How could Christians go on their way rejoicing, never receiving the miraculous
gifts of the Holy Spirit (Acts 8:35-39)?
The Right Baptism for the Wrong Reason
Some people realize the importance, role, and purpose of baptism, after they have already been baptized. They may have been baptized for another purpose, beside the remission of sins, if they believed they were saved before they were baptized. Others may have been baptized in water, but confused it with Holy Spirit baptism. This raises another question, "What if someone is baptized in water, but for the wrong reason?"
Fortunately, we are not left without Scriptural guidance on this question.
And it happened, while Apollos was at Corinth, that Paul, having passed through the upper regions, came to Ephesus. And finding some disciples he said to them,
"Did you receive the Holy Spirit when you believed?" So they said to him, "We have not so much as heard whether there is a Holy Spirit." And he said to them, "Into what then were you baptized?" So they said, "Into John's baptism."
"Then Paul said, "John indeed baptized with a baptism of repentance, saying to the people that they should believe on Him who would come after him, that is, on Christ Jesus."

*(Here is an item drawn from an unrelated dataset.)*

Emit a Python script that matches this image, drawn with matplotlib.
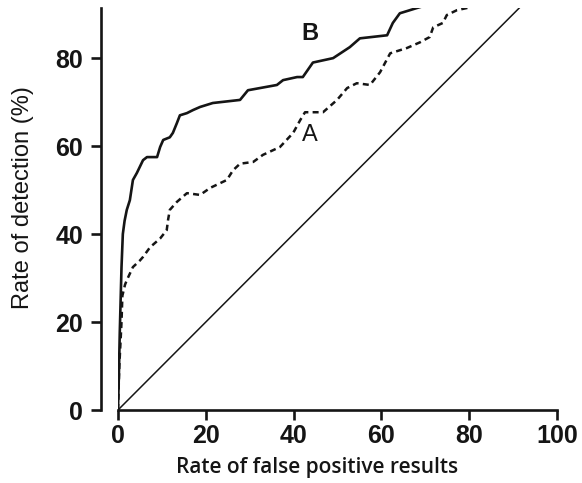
import matplotlib
matplotlib.use('Agg')
import matplotlib.pyplot as plt

plt.rcParams['font.family'] = 'sans-serif'
plt.rcParams['font.sans-serif'] = ['Liberation Sans', 'DejaVu Sans']

# Curve B (solid)
b_fpr = [0, 0.2, 0.4, 0.8, 1.1, 1.5, 2.0, 2.7, 3.4, 4.3, 5.7, 6.6, 8.9, 9.6, 10.3,
         11.8, 12.5, 13.4, 14.1, 15.7, 17.1, 18.7, 21.6, 27.8, 29.6, 36.2, 37.6,
         40.8, 42.1, 44.4, 49.0, 52.8, 55.1, 61.3, 62.6, 64.2, 68.1, 71.8, 80.0]
b_det = [0, 8, 17.5, 32.5, 40, 43, 45.5, 47.7, 52.3, 53.9, 56.8, 57.5, 57.5, 59.8,
         61.4, 62, 63, 65.2, 67, 67.5, 68.2, 68.9, 69.8, 70.5, 72.7, 73.9, 75,
         75.7, 75.7, 79, 80, 82.5, 84.5, 85.2, 88, 90.2, 91.4, 92.5, 93]

# Curve A (dashed)
a_fpr = [0, 0.3, 0.8, 1.0, 1.6, 2.0, 3.4, 5.0, 5.7, 7.3, 9.6, 11.1, 11.4, 11.8,
         13.4, 15.7, 18.7, 21.0, 24.8, 26.2, 27.8, 30.8, 33.0, 36.9, 39.9, 41.5,
         42.6, 46.7, 49.9, 52.2, 54.4, 57.4, 59.7, 62.0, 65.8, 68.8, 71.0, 71.8,
         74.0, 74.9, 77.2, 79.5, 82.0]
a_det = [0, 10, 20, 26, 28.5, 29.5, 32.5, 34, 34.8, 37, 39, 40.9, 43.2, 45.5,
         47.3, 49.3, 48.9, 50.5, 52.3, 54.5, 56, 56.4, 58, 59.8, 63, 65.9, 67.7,
         67.7, 70.5, 73.2, 74.3, 73.9, 76.8, 81.1, 82.3, 83.6, 84.8, 87, 88,
         89.8, 90.9, 91.4, 93]

ref_line = [0, 100]
xticks = [0, 20, 40, 60, 80, 100]
yticks = [0, 20, 40, 60, 80]

W, H = 582, 483
fig = plt.figure(figsize=(W / 100, H / 100), dpi=100)
ax = fig.add_axes([118 / W, (H - 410) / H, (557 - 118) / W, (410 - 8) / H])

ink = '#151515'
ax.plot(ref_line, ref_line, color=ink, lw=1.1)
ax.plot(b_fpr, b_det, color=ink, lw=1.9)
ax.plot(a_fpr, a_det, color=ink, lw=1.8, linestyle=(0, (2.4, 1.7)))

ax.set_xlim(0, 100)
ax.set_ylim(0, 91.4)

for s in ['top', 'right']:
    ax.spines[s].set_visible(False)
ax.spines['left'].set_position(('outward', 12))
for s in ['left', 'bottom']:
    ax.spines[s].set_linewidth(1.9)
    ax.spines[s].set_color(ink)

ax.set_xticks(xticks)
ax.set_yticks(yticks)
ax.tick_params(axis='both', length=7, width=1.9, color=ink, labelsize=18,
               labelcolor=ink)
ax.tick_params(axis='y', pad=6)
ax.tick_params(axis='x', pad=3)
for lab in ax.get_xticklabels() + ax.get_yticklabels():
    lab.set_fontweight('bold')

fig.text(317 / W, 1 - 468 / H, 'Rate of false positive results', ha='center',
         va='center', fontsize=15, family='Open Sans', fontweight='semibold',
         color=ink)
fig.text(23 / W, 1 - 198 / H, 'Rate of detection (%)', ha='center', va='center',
         rotation=90, fontsize=17, color=ink)

ax.text(43.7, 85.5, 'B', ha='center', va='center', fontsize=17,
        fontweight='bold', color=ink)
ax.text(43.7, 62.5, 'A', ha='center', va='center', fontsize=17, color=ink)

fig.savefig('out.png', dpi=100)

"When they heard this, they were baptized in the name of the Lord Jesus." Acts 19:1-5
Even though these Ephesians had been baptized in a water baptism for repentance unto remission of sins, their baptism was ultimately for the wrong purpose. It was a baptism that was looking forward unto the remission of sins granted by Jesus' crucifixion, while baptism in the name of the Lord was by the Lord's authority and immediately unto remission of sins. It was a minor point, but yet it posed a problem. The solution was simple. They were immediately baptized again, but this time for the right reason (Acts 19:5). If rebaptism was necessary for those who were baptized under a divinely ordered, but antiquated baptism, then will it not be even more necessary, if we were baptized because we wrongly thought we were already saved? If the Ephesians' baptism did not suffice, then how will any other baptism be adequate that is not the the one baptism?
The differences between each of these four baptisms is easily seen when their characteristics are compared and contrasted, as shown in the chart below:
Paul's letter to the Ephesians teaches that there is only one baptism (Ephesians 4:5). Only one baptism was administered for the purpose of salvation and is commanded still today, the baptism that was authorized by Jesus in the Great Commission (Matthew 28:18-20). Once we recognize the true purpose and role of this one baptism, we must ask ourselves if we have been baptized for the right reason. If we have not, then the solution is simple: Be baptized in water, by the name of Jesus, for the remission of sins (Acts 2:38; 10:47-48; 22:16; 19:1-5). If we are in doubt, then why gamble with the redemption of our soul, when assurance is readily available? Why not be baptized for the right reason and put an end to all self-condemning doubt (Romans 14:23)?
The writer of Hebrews classifies doctrines concerning baptisms as "elementary" or "basic" (Hebrews 6:1-2). If it is so basic, then why is there so much confusion and hesitancy about this subject? Please do not let pride or prejudice hinder. Simply read the Bible and do what it says, abandoning tradition and your own wisdom (I Corinthians 1:18-31). Christians walk by faith, not by sight (II Corinthians 5:7). Let us encourage each other to do so.